My initial fear of the sport was drastically pushed aside when I look back on all the amazing experiences I have been a part of; delivering skydiving teddy bears to children in hospitals, holding a state record in Missouri, competing on a national collegiate level and just recently making a midnight skydive on new year’s eve with my boyfriend (whom I met in the club)! I highly encourage everyone who has a notion to personally contact me so you too can make a lasting memory, be it one jump or 1,000!

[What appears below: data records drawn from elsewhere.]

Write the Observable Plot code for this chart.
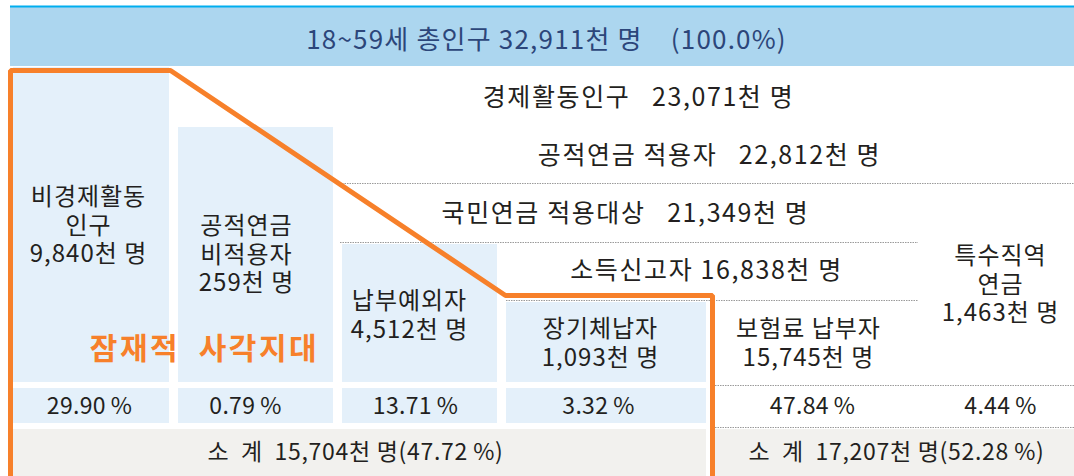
<!DOCTYPE html>
<html><head><meta charset="utf-8">
<script src="https://cdn.jsdelivr.net/npm/d3@7"></script>
<script src="https://cdn.jsdelivr.net/npm/@observablehq/plot@0.6"></script>
<style>body{margin:0;background:#fff}#chart svg{display:block}</style>
</head><body><div id="chart"></div>
<script>
// ---------- data (단위: 천 명, %) ----------
const totalLabel = "18~59세 총인구";
const totalValue = 32911;
const totalShare = 100.0;
const tierLabels = ["경제활동인구", "공적연금 적용자", "국민연금 적용대상", "소득신고자"];
const tierValues = [23071, 22812, 21349, 16838];
const groupLabels = ["비경제활동\n인구", "공적연금\n비적용자", "납부예외자", "장기체납자", "보험료 납부자", "특수직역\n연금"];
const groupValues = [9840, 259, 4512, 1093, 15745, 1463];
const groupShares = [29.90, 0.79, 13.71, 3.32, 47.84, 4.44];
const subtotalValues = [15704, 17207];
const subtotalShares = [47.72, 52.28];
const blindSpotLabel = "잠재적\u00a0\u00a0사각지대";

// ---------- layout (diagram geometry, separate from data) ----------
const W = 1074, H = 476;
const L = {
  banner: {x1: 10, x2: 1074, y1: 7, y2: 66},
  colX: [[13, 169], [178, 333], [342, 497], [506, 706]],
  colTop: [67, 127, 244, 302],
  cellBottom: 382,
  pctRow: [388, 423],
  subRow: [429, 476],
  subX: [[13, 706], [715, 1074]],
  tierX: [638, 709, 625, 706],
  tierY: [97, 155, 213, 270],
  groupX: [88, 246, 409, 600, 808, 1000],
  groupY: [224, 253, 314, 342, 342, 283],
  pctY: 406,
  pctX: [89, 245, 415, 598, 812, 1000],
  subTextX: [355, 896],
  subTextY: 452,
  dotted: [
    {y: 183, x1: 342, x2: 1074},
    {y: 242, x1: 340, x2: 918},
    {y: 300, x1: 506, x2: 918},
    {y: 385, x1: 715, x2: 1074},
    {y: 427, x1: 715, x2: 1074}
  ],
  outline: [[10, 476], [10, 70], [170, 70], [505, 295], [712, 295], [712, 476]],
  blindSpot: {x: 204, y: 349},
  // letter-spacing (px) per text mark, in mark order
  spacing: [1.2, 1.6, 1.0, 0.3, 0.7, 2.5]
};

const fmt = d3.format(",");
const pct = v => v.toFixed(2) + "\u2009%";
const DARK = "#231f20", NAVY = "#2c467a", CELL = "#e4f0fa", GREY = "#f2f1ee", ORANGE = "#f7802a";
const FONT = "'Noto Sans CJK KR', 'Noto Sans', sans-serif";
const SP = "\u00a0";

const cells = L.colX.map((c, i) => ({x1: c[0], x2: c[1], y1: L.colTop[i], y2: L.cellBottom}));
const pctCells = L.colX.map(c => ({x1: c[0], x2: c[1], y1: L.pctRow[0], y2: L.pctRow[1]}));
const subCells = L.subX.map(c => ({x1: c[0], x2: c[1], y1: L.subRow[0], y2: L.subRow[1]}));

const tiers = tierLabels.map((t, i) => ({
  text: t + (i === 3 ? SP : SP.repeat(3)) + fmt(tierValues[i]) + "천 명", x: L.tierX[i], y: L.tierY[i]
}));
const groups = groupLabels.map((g, i) => ({
  text: g + "\n" + fmt(groupValues[i]) + "천 명", x: L.groupX[i], y: L.groupY[i]
}));
const pcts = groupShares.map((s, i) => ({text: pct(s), x: L.pctX[i], y: L.pctY}));
const subs = subtotalValues.map((v, i) => ({
  text: "소" + SP.repeat(2) + "계" + SP.repeat(2) + fmt(v) + "천 명(" + pct(subtotalShares[i]) + ")",
  x: L.subTextX[i], y: L.subTextY
}));
const banner = [{text: `${totalLabel} ${fmt(totalValue)}천 명${SP.repeat(4)}(${totalShare.toFixed(1)}%)`, x: 546, y: 40}];

const chart = Plot.plot({
  width: W, height: H,
  margin: 0,
  x: {domain: [0, W], range: [0, W], axis: null},
  y: {domain: [0, H], range: [0, H], axis: null},
  style: {fontFamily: FONT, background: "#fff"},
  marks: [
    Plot.rect([L.banner], {x1: "x1", x2: "x2", y1: "y1", y2: "y2", fill: "#acd6ef"}),
    Plot.ruleY([6], {x1: L.banner.x1, x2: L.banner.x2, stroke: "#00aeef", strokeWidth: 2}),
    Plot.rect(cells, {x1: "x1", x2: "x2", y1: "y1", y2: "y2", fill: CELL}),
    Plot.rect(pctCells, {x1: "x1", x2: "x2", y1: "y1", y2: "y2", fill: CELL}),
    Plot.rect(subCells, {x1: "x1", x2: "x2", y1: "y1", y2: "y2", fill: GREY}),
    Plot.ruleY(L.dotted, {y: "y", x1: "x1", x2: "x2", stroke: "#9a9a9a", strokeWidth: 1.2, strokeDasharray: "1.5,1"}),
    Plot.line(L.outline, {x: d => d[0], y: d => d[1], stroke: ORANGE, strokeWidth: 5, strokeLinejoin: "miter", curve: "linear"}),
    Plot.text(banner, {x: "x", y: "y", text: "text", fill: NAVY, fontSize: 26}),
    Plot.text(tiers, {x: "x", y: "y", text: "text", fill: DARK, fontSize: 25}),
    Plot.text(groups, {x: "x", y: "y", text: "text", fill: DARK, fontSize: 24, lineHeight: 1.19}),
    Plot.text(pcts, {x: "x", y: "y", text: "text", fill: DARK, fontSize: 23}),
    Plot.text(subs, {x: "x", y: "y", text: "text", fill: DARK, fontSize: 23}),
    Plot.text([{text: blindSpotLabel, ...L.blindSpot}], {x: "x", y: "y", text: "text", fill: ORANGE, fontSize: 30, fontWeight: "bold"})
  ]
});
// apply letter-spacing to the text marks (in the order they were declared)
Array.from(chart.querySelectorAll("g[aria-label='text']")).forEach((g, i) => {
  const ls = L.spacing[i] ?? 0;
  g.setAttribute("letter-spacing", ls);
  g.style.letterSpacing = ls + "px";
});
document.getElementById("chart").append(chart);
</script>
</body></html>
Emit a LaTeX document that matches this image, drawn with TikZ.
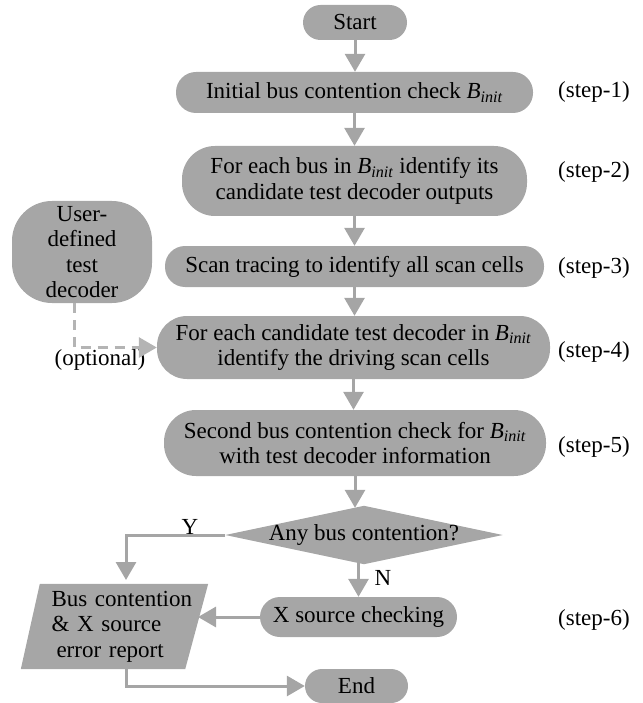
\documentclass[tikz,border=0pt]{standalone}
\usepackage{fontspec}
\setmainfont{Liberation Serif}
\usetikzlibrary{arrows.meta,calc,backgrounds}
\definecolor{boxgray}{RGB}{166,166,166}
\definecolor{linegray}{RGB}{165,165,165}
\definecolor{dashgray}{RGB}{180,180,180}
\newcommand{\Binit}{\textit{B}\textsubscript{\textit{init}}}
\begin{document}
\begin{tikzpicture}[x=1pt,y=1pt,
  every node/.style={font=\fontsize{23}{25.5}\selectfont, inner sep=0pt},
  procbox/.style={fill=boxgray, align=center},
  flow/.style={draw=linegray, line width=3pt, -{Triangle[width=20pt,length=18pt]}},
  dflow/.style={draw=dashgray, line width=3pt, dash pattern=on 10pt off 7pt, -{Triangle[width=20pt,length=18pt]}},
  steplabel/.style={anchor=west}
]
\useasboundingbox (0,0) rectangle (642,-703);

\node[procbox, minimum width=104pt, minimum height=35pt, rounded corners=17.5pt] (start) at (355,-22.5) {Start};
\node[procbox, minimum width=357pt, minimum height=41pt, rounded corners=20pt] (s1) at (354.5,-92.5) {Initial bus contention check \Binit};
\node[procbox, minimum width=345pt, minimum height=70pt, rounded corners=33pt] (s2) at (354.5,-181) {For each bus in \Binit\ identify its\\candidate test decoder outputs};
\node[procbox, minimum width=379pt, minimum height=41pt, rounded corners=20pt] (s3) at (354.5,-266.5) {Scan tracing to identify all scan cells};
\node[procbox, minimum width=393pt, minimum height=63pt, rounded corners=30pt] (s4) at (353.5,-347.5) {For each candidate test decoder in \Binit\\identify the driving scan cells};
\node[procbox, minimum width=382pt, minimum height=66pt, rounded corners=32pt] (s5) at (355,-443) {Second bus contention check for \Binit\\with test decoder information};
\node[minimum width=277pt, minimum height=58pt] (dec) at (364,-535) {Any bus contention?};
\node[procbox, minimum width=197pt, minimum height=40pt, rounded corners=20pt] (xsrc) at (358.5,-617) {X source checking};
\node[procbox, minimum width=103pt, minimum height=34pt, rounded corners=17pt] (endn) at (356.5,-686) {End};
\node[minimum width=187pt, minimum height=89pt, align=left, text width=170pt] (report) at (114.5,-626.5) {\hspace*{22pt}\mbox{Bus contention}\\\hspace*{22pt}\mbox{\& X source}\\\hspace*{27pt}\mbox{error report}};
\node[procbox, minimum width=140pt, minimum height=102pt, rounded corners=40pt] (user) at (82,-252) {User-\\defined\\test\\decoder};

\begin{scope}[on background layer]
\fill[boxgray] (dec.west) -- (dec.north) -- (dec.east) -- (dec.south) -- cycle;
\fill[boxgray] ($(report.north west)+(19,-2)$) -- ($(report.north east)+(0,-2)$) -- ($(report.south east)+(-23,2)$) -- ($(report.south west)+(0,2)$) -- cycle;
\end{scope}

\node[steplabel] (l1) at (558,-92) {(step-1)};
\node[steplabel] (l2) at (558,-172) {(step-2)};
\node[steplabel] (l3) at (558,-268) {(step-3)};
\node[steplabel] (l4) at (558,-352) {(step-4)};
\node[steplabel] (l5) at (558,-447) {(step-5)};
\node[steplabel] (l6) at (558,-620) {(step-6)};

\node (opt) at (100,-360) {(optional)};
\node (ylab) at (190,-527) {Y};
\node (nlab) at (383,-578) {N};

\draw[flow] (start.south) -- (start.south |- s1.north);
\draw[flow] (s1.south) -- (s1.south |- s2.north);
\draw[flow] (s2.south) -- (s2.south |- s3.north);
\draw[flow] (s3.south) -- (s3.south |- s4.north);
\draw[flow] (s4.south) -- (s4.south |- s5.north);
\draw[flow] (s5.south) -- ([yshift=-2pt]s5.south |- dec.north);
\draw[flow] ([yshift=4pt]xsrc.north |- dec.south) -- (xsrc.north);
\coordinate (ytop) at (126,-580);
\draw[flow] (dec.west) -| (ytop);
\coordinate (rtip) at (198,-620);
\draw[flow] (xsrc.west) -- (xsrc.west -| rtip);
\coordinate (rbot) at (126,-669);
\draw[flow] (rbot) |- (endn.west);
\coordinate (ubot) at (74,-303);
\draw[dflow] (ubot) |- (s4.west);
\end{tikzpicture}
\end{document}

Congratulations to Dr. David Biller, whose son, Jake, signed a letter of intent to play baseball at Fort Scott (Kan.) Community College. Jake is primarily a second-baseman and middle infielder. They've shared a link to Jake's recruitment video: http://www.youtube.com/watch?v=wV4ydEL7vhE
Dr. Deryl Troyer gave an invited presentation at the Midwest Conference on Cell Therapy and Regenerative Medicine, “Wharton’s Jelly Stem Cells as Delivery Vehicles,” KU Midwest Stem Cell Therapy Center, Kansas City, Mo., Nov. 23, 2013.
Department of Anatomy and Physiology Seminar Series
Seminars begin at 3:30 p.m., Mara Conference Center, 4th floor, Trotter Hall
Feb. 24: Dr. Jim Lillich, Kansas State University
March 3: Dr. Kristopher Silver, Kansas State University
March 10: Dr. Susan Brown, Kansas State University, Department of Biology, hosted by Dr. Jim Lillich
March 17: Spring Break-No Seminar
March 24: Dr. Yongming Sang, Kansas State University
March 31: Dr. David Volkin, University of Kansas, hosted by Dr. Jishu Shi
April 7: Xiangdong Li/Jie Ren, Kansas State University
April 14: Dr. Michael Neely, University of Southern California, hosted by Dr. Ronette Gehring
April 21: Dr. Butch KuKanich/Dr. Ronette Gehring/Dr. Michael Apley, Kansas State University
April 28: Dr. Tommy Huang/Dr. Mengjie Li/Dr. Keith DeDonder, Kansas State University
May 5: Ryan Broxterman/Clark Holdsworth, Kansas State University
Instructional Technology and Design:
The following workshops will be offered for the CVM faculty and staff in the Mara Conference Center. Please watch for email announcements for more information about each workshop.
Qualtrics: The New K-State Survey Tool, presented by Hong Wang, 3:30-4:30 pm, Tuesday, February 25.
Microsoft Office 2013, presented by Gina Scott, 2:00 – 3:00 pm, Wednesday, March 12.
Two Tools You’ll Ever Need: Facilitating File/Note Management and Sharing, presented by Hong Wang, 3:30-4:30 pm, Tuesday, April 8.